As the title suggests, this is a commonly asked question in Queensland.

There are many different interpretations from the general shooting community.

Overnight, I’ve heard such things as:

“My bolts are removed & in the ammo safe. I would put a trigger lock on leaver actions”

“Bolts must be removed. Lever actions obviously cant be removed so broken/open is sufficient.”

“The legislation (LAW) says the bolt must be removed”

“That clears it up, it must be in the safe removed from the rifle but not required to be locked away separately”

“Store the bolts in the bottom of the safe with the firearms. That’s always been written in the legislation. They don’t have to be removed from the safe where the firearm is store”


Sadly, they’re all wrong and these conversations prove my point that Facebook is a terrible source of credible information.

People are jumping through ridiculous hoops they just don’t have to.

I have a better idea than most because I deal with questions like this on a daily basis.

Let me break it down for you.

The Golden Rule: Always refer to the source document

Queensland Weapons Act 1990

Weapons Regulation 2016

Weapons Categories Regulation 1997

The regulation clearly states:

Section 94 (2)

A person who possesses a weapon must, when the weapon is not in the person’s physical possession, store it unloaded in a locked container complying with subsections (5) and (6), with the weapon’s bolt removed or its action broken.


The key words here are “weapon’s bolt removed OR its action broken”

Does this mean you MUST remove the bolt from your gun? No.

You must either remove the bolt from your gun OR store the gun with its action broken.

“Action Broken” seemed to also be a source of confusion for some people too.

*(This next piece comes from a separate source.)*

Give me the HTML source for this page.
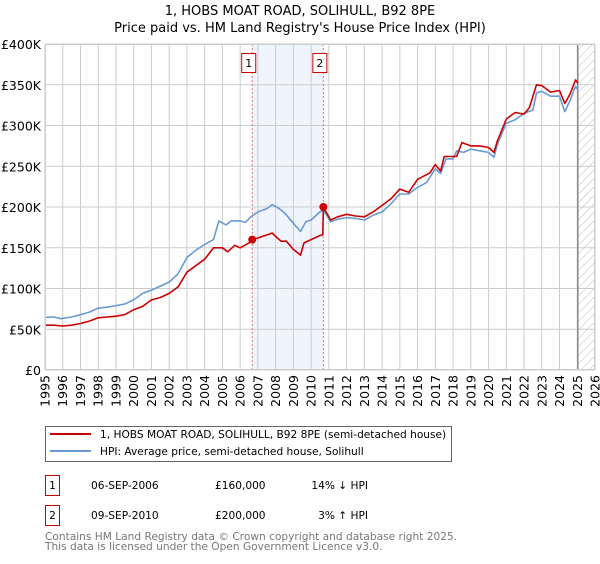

This is quite simple.

In regards to a Bolt Action, an action Open is an action Broken.

IF the action is OPEN, it is BROKEN.

Same for a Semi-Auto Handgun.

IF the action is OPEN, it is BROKEN

Pump Action? Open on the Action, Action = BROKEN

It’s important to note, that a rifle bolt is a major firearm component, as such it is required to be stored under the same requirements as your rifle itself.

Don’t fall into the trap of sticking your bolt in your ammo locker which has different or less stringent requirements.

I hope this clears it up for you.

Losing a bolt is an expensive process and in some situations it will cost you almost as much as replacing the rifle itself.

Pretty hard to lose a bolt if you keep it in the gun with the action broken.